This work proposes a method for formally verifying that CPUs satisfy hardware–software contracts—thereby ensuring high-level programs are secure against side-channel attacks—without requiring explicit modeling of microarchitectural details. The core insight is to abstract contract satisfaction as relative trace equivalence and introduce relative bisimulation as the underlying proof technique. Building on coinductive reasoning, we develop the first mechanizable, sound, and complete deductive proof system that supports modular and incremental interactive verification, implemented in the Rocq proof assistant. The system has been successfully applied to verify two complex contracts, demonstrating the approach’s effectiveness, scalability, and novelty.

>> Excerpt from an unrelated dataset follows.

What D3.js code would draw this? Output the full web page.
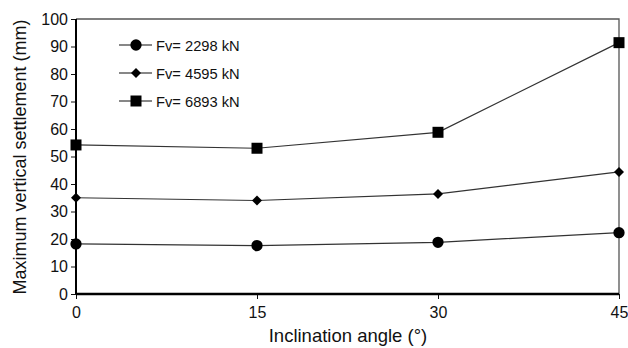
<!DOCTYPE html>
<html>
<head>
<meta charset="utf-8">
<script src="https://d3js.org/d3.v7.min.js"></script>
<style>
  body{margin:0;background:#fff;}
  text{font-family:"Liberation Sans",Arial,sans-serif;fill:#111;}
</style>
</head>
<body>
<div id="chart"></div>
<script>
// data
var angles   = [0, 15, 30, 45];
var fv2298   = [18.2, 17.6, 18.8, 22.3];
var fv4595   = [35.0, 34.0, 36.4, 44.4];
var fv6893   = [54.2, 53.0, 58.8, 91.4];
var seriesNames = ["Fv= 2298 kN", "Fv= 4595 kN", "Fv= 6893 kN"];
var yTicks   = [0,10,20,30,40,50,60,70,80,90,100];

var W = 628, H = 348;
var margin = {top: 19, right: 9, bottom: 54, left: 76};
var width  = W - margin.left - margin.right;
var height = H - margin.top - margin.bottom;

var svg = d3.select("#chart").append("svg")
  .attr("width", W).attr("height", H);
var g = svg.append("g")
  .attr("transform", "translate(" + margin.left + "," + margin.top + ")");

var x = d3.scaleLinear().domain([0,45]).range([0,width]);
var y = d3.scaleLinear().domain([0,100]).range([height,0]);

// frame top/right
g.append("path")
  .attr("d", "M0,0H" + width + "V" + height)
  .attr("fill","none").attr("stroke","#555").attr("stroke-width",1.3);

// axes
var yAxis = g.append("g")
  .call(d3.axisLeft(y).tickValues(yTicks).tickSize(5).tickPadding(3));
var xAxis = g.append("g")
  .attr("transform","translate(0," + height + ")")
  .call(d3.axisBottom(x).tickValues(angles).tickSize(5).tickPadding(8));

[yAxis, xAxis].forEach(function(a){
  a.select(".domain").remove();
  a.selectAll("line").attr("stroke","#111").attr("stroke-width",1);
  a.selectAll("text").style("font-size","16px").attr("fill","#111");
});
g.append("line").attr("x1",0).attr("x2",0).attr("y1",0).attr("y2",height)
  .attr("stroke","#000").attr("stroke-width",2);
g.append("line").attr("x1",0).attr("x2",width).attr("y1",height).attr("y2",height)
  .attr("stroke","#000").attr("stroke-width",2.5);

// axis titles
svg.append("text")
  .attr("x", 348).attr("y", 342)
  .attr("text-anchor","middle").style("font-size","18.5px")
  .text("Inclination angle (°)");
svg.append("text")
  .attr("transform","translate(26,157) rotate(-90)")
  .attr("text-anchor","middle").style("font-size","18px")
  .text("Maximum vertical settlement (mm)");

var symbols = [d3.symbolCircle, d3.symbolSquare, d3.symbolSquare];
var sizes   = [100, 50, 121];
var rotate  = [0, 45, 0];
var allSeries = [fv2298, fv4595, fv6893];

var line = d3.line()
  .x(function(d,i){return x(angles[i]);})
  .y(function(d){return y(d);});

allSeries.forEach(function(s, k){
  g.append("path").datum(s)
    .attr("d", line).attr("fill","none")
    .attr("stroke","#333").attr("stroke-width",1.2);
  g.selectAll(".m" + k).data(s).enter()
    .append("path").attr("class","m" + k)
    .attr("transform", function(d,i){
      return "translate(" + x(angles[i]) + "," + y(d) + ") rotate(" + rotate[k] + ")";
    })
    .attr("d", d3.symbol().type(symbols[k]).size(sizes[k]))
    .attr("fill","#000");
});

// legend
var legendY = [45, 73, 101];
var leg = svg.append("g");
seriesNames.forEach(function(name, k){
  var row = leg.append("g").attr("transform","translate(119," + legendY[k] + ")");
  row.append("line").attr("x1",0).attr("x2",33).attr("y1",0).attr("y2",0)
    .attr("stroke","#111").attr("stroke-width",1.2);
  row.append("path").attr("transform","translate(17,0) rotate(" + rotate[k] + ")")
    .attr("d", d3.symbol().type(symbols[k]).size(sizes[k])).attr("fill","#000");
  row.append("text").attr("x",37).attr("y",5.5)
    .style("font-size","14.7px").text(name);
});
</script>
</body>
</html>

Hardware-software contracts are abstract specifications of a CPU's leakage behavior. They enable verifying the security of high-level programs against side-channel attacks without having to explicitly reason about the microarchitectural details of the CPU. Using the abstraction powers of a contract requires proving that the targeted CPU satisfies the contract in the sense that the contract over-approximates the CPU's leakage. Besides pen-and-paper reasoning, proving contract satisfaction has been approached mostly from the model-checking perspective, with approaches based on a (semi-)automated search for the necessary invariants. As an alternative, this paper explores how such proofs can be conducted in interactive proof assistants. We start by observing that contract satisfaction is an instance of a more general problem we call relative trace equality, and we introduce relative bisimulation as an associated proof technique. Leveraging recent advances in the field of coinductive proofs, we develop a deductive proof system for relative trace equality. Our system is provably sound and complete, and it enables a modular and incremental proof style. It also features several reasoning principles to simplify proofs by exploiting symmetries and transitivity properties. We formalized our deductive system in the Rocq proof assistant and applied it to two challenging contract satisfaction proofs.